The EEF rates retrieval practice at +3 to +5 months of additional progress. For all nine types, ensuring active recall is present in every session is the single most impactful revision decision a parent can help their child make.

Frequently asked questions

How do I find out which Learning Genius type my child is?

Observe how they naturally approach a new, challenging task. Do they start immediately (Action stream)? Do they look for someone to do it with first (Heart stream)? Do they want to understand it fully before attempting it (Thinking stream)? That instinct points to the stream; specific behaviours — pace, social preference, response to difficulty — narrow it to one of the nine types.

Is the Learning Genius framework the same as learning styles (visual, auditory, kinaesthetic)?

No. The VAK model was widely used in schools but the research evidence for it is very weak. The Learning Genius framework focuses on motivational and relational patterns — how a child is energised, how they respond to difficulty — rather than sensory channel. The strategies it recommends align with evidence-backed methods (retrieval practice, spaced practice, metacognition) applied through the lens of the child's natural tendencies.

My child has traits of two types. Which guide should I follow?

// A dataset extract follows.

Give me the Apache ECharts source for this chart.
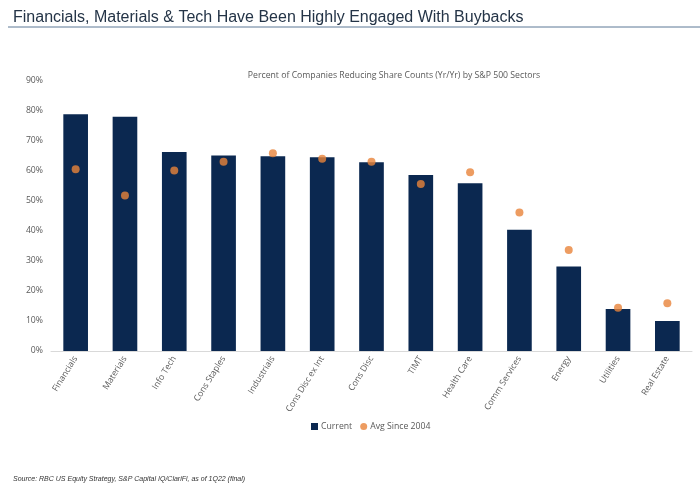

Follow both, weighted by the dominant type. Many children blend two types — a Bold Bear with Sharp Eagle analytical instincts, or a Social Dolphin with Creative Peacock expressive needs. Start with the primary type's strategies and add the most relevant from the secondary. You are building a picture of your specific child, not fitting them into a box.

When should we start matching revision to learning type?

As early as possible, and certainly by the start of Year 10. The earlier a child understands how they learn, the more automated the right habits become before Year 11. KS3 assessments in Year 7, 8 and 9 are the ideal low-stakes environment to experiment and find what works.